** begin Given data **

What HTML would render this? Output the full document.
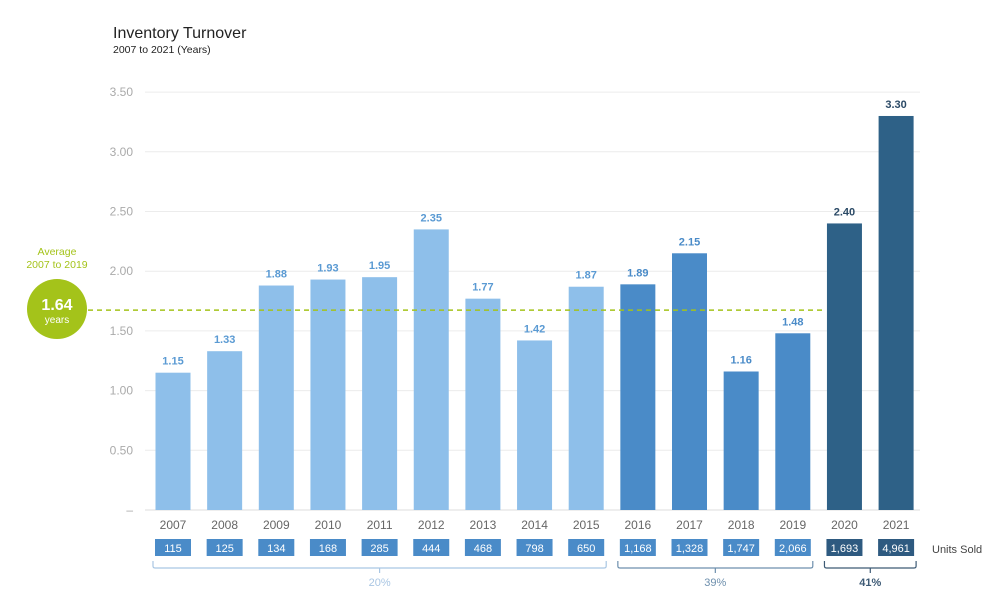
<!DOCTYPE html>
<html><head><meta charset="utf-8"><style>
body{margin:0;background:#fff;font-family:"Liberation Sans",Arial,sans-serif;}
svg text{font-family:"Liberation Sans",Arial,sans-serif;}
</style></head><body>
<svg id="c" width="1000" height="610">
<text x="113" y="38" font-size="16" fill="#222">Inventory Turnover</text>
<text x="113" y="53" font-size="10.5" fill="#222">2007 to 2021 (Years)</text>
<text x="135" y="588" font-size="1" fill="#fff"></text>
</svg>
<script>
const years=["2007","2008","2009","2010","2011","2012","2013","2014","2015","2016","2017","2018","2019","2020","2021"];
const turnover=[1.15,1.33,1.88,1.93,1.95,2.35,1.77,1.42,1.87,1.89,2.15,1.16,1.48,2.40,3.30];
const units=["115","125","134","168","285","444","468","798","650","1,168","1,328","1,747","2,066","1,693","4,961"];
const groups=[0,0,0,0,0,0,0,0,0,1,1,1,1,2,2];
const groupPct=["20%","39%","41%"];
const yTicks=[0,0.5,1,1.5,2,2.5,3,3.5];
const yTickLabels=["–","0.50","1.00","1.50","2.00","2.50","3.00","3.50"];
const average=1.64;

const svg=document.getElementById('c');
const NS='http://www.w3.org/2000/svg';
function mk(t,a,txt){const e=document.createElementNS(NS,t);for(const k in a)e.setAttribute(k,a[k]);if(txt!=null)e.textContent=txt;svg.appendChild(e);return e;}
const y0=510,pxPer=119.4;
const Y=v=>y0-v*pxPer;
const X=i=>173+i*51.65;
const barFill=["#8ebfea","#4a8bc8","#2e6187"];
const lblFill=["#5a9ad3","#4a8bc8","#2b4a66"];
const boxFill=["#4a8bc8","#4a8bc8","#2e5a80"];
const brkCol=["#a9c6e3","#6d8fad","#3d5a75"];

yTicks.forEach((v,i)=>{
  const g=mk('line',{x1:145,x2:920,y1:Y(v),y2:Y(v),stroke:i==0?'#ddd':'#ececec','stroke-width':1});
  
  
  const t=mk('text',{x:133,y:Y(v)+4,'text-anchor':'end','font-size':12,fill:'#aaa'},yTickLabels[i]);
  
  
});

years.forEach((yr,i)=>{
  const g=groups[i],v=turnover[i];
  const b=mk('rect',{x:X(i)-17.5,y:Y(v),width:35,height:v*pxPer,fill:barFill[g]});
  
  
  const l=mk('text',{x:X(i),y:Y(v)-8,'text-anchor':'middle','font-size':11,'font-weight':'bold',fill:lblFill[g]},v.toFixed(2));
  
  
  const xt=mk('text',{x:X(i),y:529,'text-anchor':'middle','font-size':12,fill:'#666'},yr);
  
  
  const ub=mk('rect',{x:X(i)-18,y:539,width:36,height:17,fill:boxFill[g]});
  
  
  const ut=mk('text',{x:X(i),y:552,'text-anchor':'middle','font-size':11,fill:'#fff'},units[i]);
  
  
});
const us=mk('text',{x:932,y:553,'font-size':11,fill:'#444'},'Units Sold');



groupPct.forEach((p,g)=>{
  const idx=groups.map((gg,i)=>gg==g?i:-1).filter(i=>i>=0);
  const a=X(idx[0])-20,b=X(idx[idx.length-1])+20,m=(a+b)/2;
  const br=mk('path',{d:`M${a},561 v5 q0,2 2,2 H${b-2} q2,0 2,-2 v-5 M${m},568 v5`,fill:'none',stroke:brkCol[g],'stroke-width':1.2});
  
  
  const t=mk('text',{x:m,y:586,'text-anchor':'middle','font-size':11,'font-weight':g==2?'bold':'normal',fill:brkCol[g]},p);
  
  
});

const al=mk('line',{x1:88,x2:822,y1:Y(average)-4,y2:Y(average)-4,stroke:'#a4c31a','stroke-width':1.5,'stroke-dasharray':'5,4'});


const cc=mk('circle',{cx:57,cy:309,r:30,fill:'#a4c31a'});


const ct=mk('text',{x:57,y:310,'text-anchor':'middle','font-size':16,'font-weight':'bold',fill:'#fff'},average.toFixed(2));


const cy=mk('text',{x:57,y:323,'text-anchor':'middle','font-size':10,fill:'#fff'},'years');


const a1=mk('text',{x:57,y:255,'text-anchor':'middle','font-size':10.5,fill:'#a4c31a'},'Average');


const a2=mk('text',{x:57,y:268,'text-anchor':'middle','font-size':10.5,fill:'#a4c31a'},'2007 to 2019');


</script>
</body></html>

** end Given data **

» **Prompt**: Copy nothing but the lines from the top of the data down to the line containing "const average=1.64;", and leave the pictures out.

» **Solution for this exercise**:
What HTML would render this? Output the full document.
<!DOCTYPE html>
<html><head><meta charset="utf-8"><style>
body{margin:0;background:#fff;font-family:"Liberation Sans",Arial,sans-serif;}
svg text{font-family:"Liberation Sans",Arial,sans-serif;}
</style></head><body>
<svg id="c" width="1000" height="610">
<text x="113" y="38" font-size="16" fill="#222">Inventory Turnover</text>
<text x="113" y="53" font-size="10.5" fill="#222">2007 to 2021 (Years)</text>
<text x="135" y="588" font-size="1" fill="#fff"></text>
</svg>
<script>
const years=["2007","2008","2009","2010","2011","2012","2013","2014","2015","2016","2017","2018","2019","2020","2021"];
const turnover=[1.15,1.33,1.88,1.93,1.95,2.35,1.77,1.42,1.87,1.89,2.15,1.16,1.48,2.40,3.30];
const units=["115","125","134","168","285","444","468","798","650","1,168","1,328","1,747","2,066","1,693","4,961"];
const groups=[0,0,0,0,0,0,0,0,0,1,1,1,1,2,2];
const groupPct=["20%","39%","41%"];
const yTicks=[0,0.5,1,1.5,2,2.5,3,3.5];
const yTickLabels=["–","0.50","1.00","1.50","2.00","2.50","3.00","3.50"];
const average=1.64;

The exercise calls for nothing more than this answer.